Suzette Mayr

Read upon recommendation from several other Canadian authors. A plethora of characters and sub-plots all tangled together with overlaps. A funny and impressive work to behold, undeniably well written, with the brief aside of its nonstandard way of marking spoken dialogue. I'd go so far as to call it the Great Canadian Novel of this era, but only sometime within the next 30 years as it is a little too far ahead of the curb right now.
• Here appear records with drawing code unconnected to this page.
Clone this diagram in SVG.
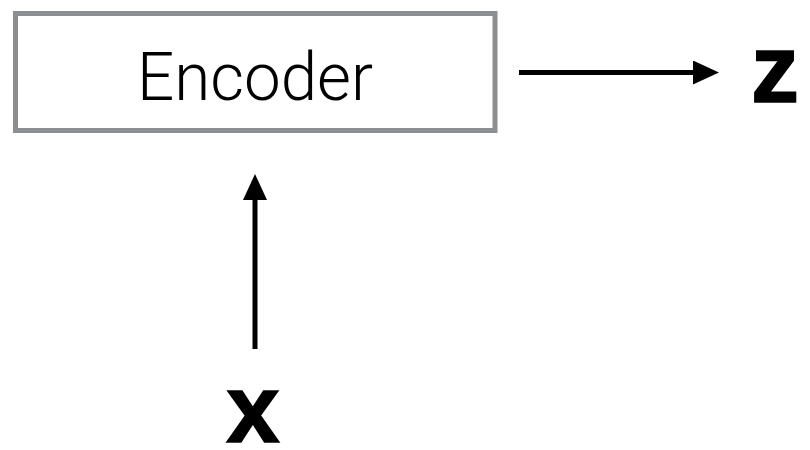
<svg xmlns="http://www.w3.org/2000/svg" width="810" height="450" viewBox="0 0 810 450">
  <defs>
    <style>
      .box { fill: #ffffff; stroke: #8c8e92; stroke-width: 5; }
      .label { font-family: Roboto, "Liberation Sans", sans-serif; font-weight: 300; font-size: 67px; fill: #000000; }
      .var { font-family: "Liberation Sans", Arial, sans-serif; font-weight: bold; font-size: 96px; fill: #000000; stroke: #000000; stroke-width: 1.5; }
      .edge { stroke: #000000; stroke-width: 5; fill: none; }
    </style>
    <marker id="arrow" markerUnits="userSpaceOnUse" markerWidth="27" markerHeight="25" refX="1" refY="12" orient="auto">
      <path d="M0,0 L26,12 L0,24 Z" fill="#000000"/>
    </marker>
  </defs>
  <rect width="810" height="450" fill="#ffffff"/>
  <g id="encoder">
    <rect class="box" x="15.5" y="13.5" width="479.5" height="117"/>
    <text class="label" x="255" y="99.5" text-anchor="middle" textLength="236" lengthAdjust="spacingAndGlyphs">Encoder</text>
  </g>
  <g id="z">
    <text class="var" x="775" y="101.5" text-anchor="middle">z</text>
  </g>
  <g id="x">
    <text class="var" x="253" y="441.5" text-anchor="middle">x</text>
  </g>
  <g id="connectors">
    <line class="edge" x1="519" y1="72.5" x2="694" y2="72.5" marker-end="url(#arrow)"/>
    <line class="edge" x1="255" y1="349" x2="255" y2="199" marker-end="url(#arrow)"/>
  </g>
</svg>
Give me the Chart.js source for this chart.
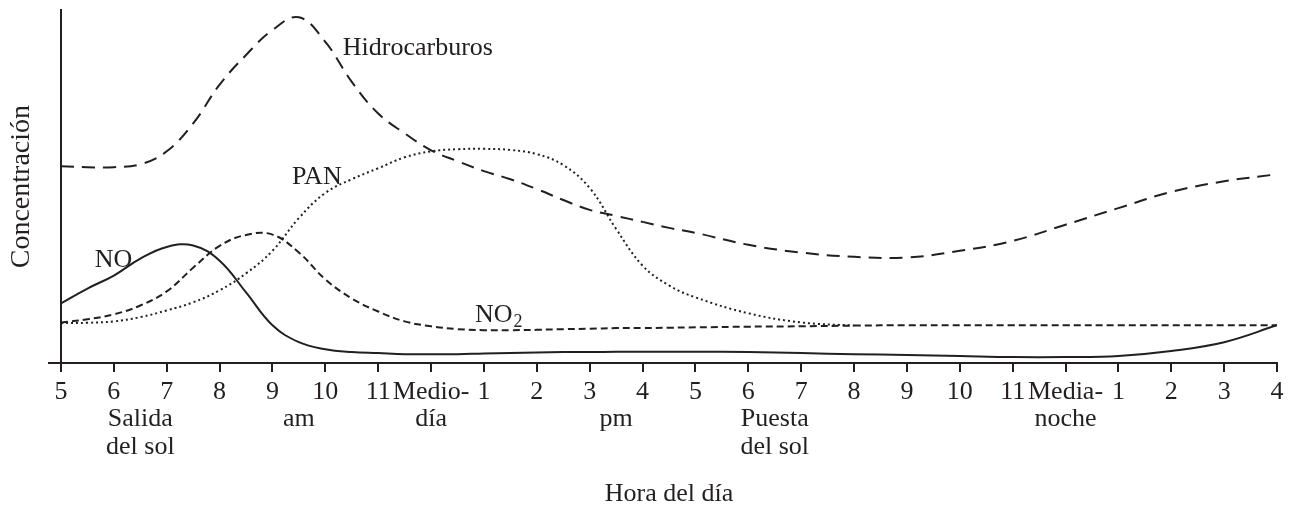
<!DOCTYPE html>
<html lang="es">
<head>
<meta charset="utf-8">
<title>Concentración según la hora del día</title>
<script src="https://cdn.jsdelivr.net/npm/chart.js@4.4.1/dist/chart.umd.min.js"></script>
<style>
  body { margin: 0; background: #fff; }
  canvas { display: block; }
</style>
</head>
<body>
<canvas id="grafico" width="1300" height="510"></canvas>
<script>
// horas contadas desde las 5 am (0 = 5 am ... 23 = 4 am del día siguiente)
const horas = [0, 0.5, 1, 1.5, 2, 2.5, 3, 3.5, 4, 4.5, 5, 5.5, 6, 6.5, 7, 7.5, 8, 8.5, 9, 9.5, 10, 10.5, 11, 11.5, 12,
  13, 14, 15, 16, 17, 18, 19, 20, 21, 22, 23]

// concentraciones (escala relativa 0-100)
const hidrocarburos = [55.8, 55.5, 55.5, 56.3, 60.0, 67.9, 78.9, 87.3, 94.4, 98.0, 91.0, 79.7, 70.7, 65.1, 60.3, 57.2, 54.4, 52.1, 49.3, 46.2, 43.4, 41.7, 40.0, 38.3, 36.9,
  33.5, 31.3, 30.1, 29.9, 31.8, 34.6, 39.2, 43.9, 48.5, 51.5, 53.5]
const pan = [11.3, 11.4, 11.8, 13.0, 14.9, 17.2, 20.6, 25.4, 31.8, 41.1, 48.2, 52.1, 55.2, 58.3, 60.0, 60.6, 60.7, 60.4, 59.2, 56.1, 49.6, 38.0, 27.6, 22.0, 18.6,
  14.1, 11.5, 10.6, null, null, null, null, null, null, null, null]
const no2 = [11.5, 12.4, 13.8, 16.3, 20.3, 27.0, 33.2, 36.3, 36.4, 31.3, 23.7, 18.3, 14.6, 11.8, 10.4, 9.6, 9.3, 9.3, 9.4, 9.6, 9.7, 9.9, 9.9, 10.0, 10.1,
  10.3, 10.4, 10.6, 10.7, 10.7, 10.7, 10.7, 10.7, 10.7, 10.7, 10.7]
const no = [16.9, 21.1, 24.8, 29.6, 32.9, 33.3, 29.0, 20.0, 10.7, 5.9, 3.9, 3.1, 2.8, 2.5, 2.5, 2.5, 2.7, 2.8, 3.0, 3.1, 3.1, 3.2, 3.2, 3.2, 3.2,
  3.1, 2.8, 2.5, 2.3, 2.0, 1.7, 1.7, 2.0, 3.4, 5.9, 10.7]

// etiquetas del eje x
const etiquetasHora = ['5', '6', '7', '8', '9', '10', '11', 'Medio-', '1', '2', '3', '4', '5', '6', '7', '8', '9', '10', '11', 'Media-', '1', '2', '3', '4']
const etiquetasAbajo = [['Salida', 'del sol'], 'am', 'día', 'pm', ['Puesta', 'del sol'], 'noche']
const posAbajo = [1.5, 4.5, 7, 10.5, 13.5, 19]

// rótulos de las curvas
const rotulos = ['Hidrocarburos', 'PAN', 'NO', 'NO']
const subindices = ['', '', '', '2']
const rotuloX = [5.33, 4.37, 0.64, 7.83]
const rotuloY = [87.3, 50.8, 27.2, 11.6]

const tinta = '#231f20'
const letra = '"Liberation Serif", "Times New Roman", serif'

function puntos(valores) {
  return horas.map((h, i) => ({ x: h, y: valores[i] }))
}

function serie(nombre, valores, guiones) {
  return {
    label: nombre,
    data: puntos(valores),
    borderColor: tinta,
    borderWidth: 2,
    borderDash: guiones,
    pointRadius: 0,
    fill: false,
    spanGaps: false,
    tension: 0.4
  }
}

// dibuja los nombres de cada curva
const rotulosPlugin = {
  id: 'rotulos',
  afterDatasetsDraw(chart) {
    const ctx = chart.ctx
    const x = chart.scales.x
    const y = chart.scales.y
    ctx.save()
    ctx.fillStyle = tinta
    ctx.textAlign = 'left'
    ctx.textBaseline = 'alphabetic'
    rotulos.forEach((texto, i) => {
      const px = x.getPixelForValue(rotuloX[i])
      const py = y.getPixelForValue(rotuloY[i])
      ctx.font = '26px ' + letra
      ctx.fillText(texto, px, py)
      if (subindices[i]) {
        const ancho = ctx.measureText(texto).width
        ctx.font = '18px ' + letra
        ctx.fillText(subindices[i], px + ancho + 1, py + 4.5)
      }
    })
    ctx.restore()
  }
}

new Chart(document.getElementById('grafico'), {
  type: 'line',
  data: {
    datasets: [
      serie('Hidrocarburos', hidrocarburos, [13, 8]),
      serie('PAN', pan, [2, 3]),
      serie('NO2', no2, [7, 4]),
      serie('NO', no, [])
    ]
  },
  options: {
    responsive: false,
    animation: false,
    devicePixelRatio: 1,
    layout: { padding: { top: 8, right: 23, bottom: 0, left: 0 } },
    plugins: {
      legend: { display: false },
      tooltip: { enabled: false }
    },
    scales: {
      x: {
        type: 'linear',
        min: 0,
        max: 23,
        afterBuildTicks: s => { s.ticks = etiquetasHora.map((_, i) => ({ value: i })) },
        ticks: {
          callback: v => etiquetasHora[v],
          font: { family: letra, size: 26 },
          color: tinta,
          padding: 5,
          maxRotation: 0,
          autoSkip: false
        },
        grid: { drawOnChartArea: false, drawTicks: true, tickLength: 9, color: tinta, lineWidth: 2 },
        border: { color: tinta, width: 2 },
        afterFit: s => { s.height = 42 }
      },
      x2: {
        type: 'linear',
        position: 'bottom',
        min: 0,
        max: 23,
        afterBuildTicks: s => { s.ticks = posAbajo.map(v => ({ value: v })) },
        ticks: {
          callback: v => etiquetasAbajo[posAbajo.indexOf(v)],
          font: { family: letra, size: 26, lineHeight: 1.05 },
          color: tinta,
          padding: 1,
          maxRotation: 0,
          autoSkip: false
        },
        grid: { display: false, drawTicks: false },
        border: { display: false },
        title: {
          display: true,
          text: 'Hora del día',
          font: { family: letra, size: 26 },
          color: tinta,
          padding: { top: 0, bottom: 0 }
        },
        afterFit: s => { s.height = 105 }
      },
      y: {
        min: 0,
        max: 100,
        afterBuildTicks: s => { s.ticks = [{ value: 0 }] },
        ticks: { callback: () => '' },
        grid: { drawOnChartArea: false, drawTicks: true, tickLength: 13, color: tinta, lineWidth: 2 },
        border: { color: tinta, width: 2 },
        title: {
          display: true,
          text: 'Concentración',
          font: { family: letra, size: 28 },
          color: tinta,
          padding: { top: 5, bottom: 0 }
        },
        afterFit: s => { s.width = 61 }
      }
    }
  },
  plugins: [rotulosPlugin]
})
</script>
</body>
</html>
However... It's hard to clue in, but the only reason this novel works as well as it does is because it takes place in a suburban or outer-metropolitan setting, small in size and somewhat densely populated. Never stated outright, but if you notice that the students of the school are more or less freely able to wander about as they need to without the need to worry about busing, then things become clear. Should it have been set in a rural Canadian Catholic high school as opposed to an urban one, I would've had to call bullshit of the tallest possible magnitude on every single conceit the book operated upon. It is oppressively optimistic in the way it approaches the subject matter. ... not quite propagandistic, but something that borderlines on mania. I couldn't help but think there was one very important aspect missing from it—something that should've been there, yet not—but whatever it was would've fallen outside the purview as a literary comedy.

Until the time when it could be properly hailed as a classic comes, Monoceros serves one of two possible uses:

  1. Giving to a suicidal gay teenager in order to stave off the inevitable by a month or two.
  2. Hiding several copies somewhere in a Catholic high school's library (assuming they haven't fired all their librarians in a freak attempt to embezzle money, again) to be highly entertained by the moral panic it will surely spark.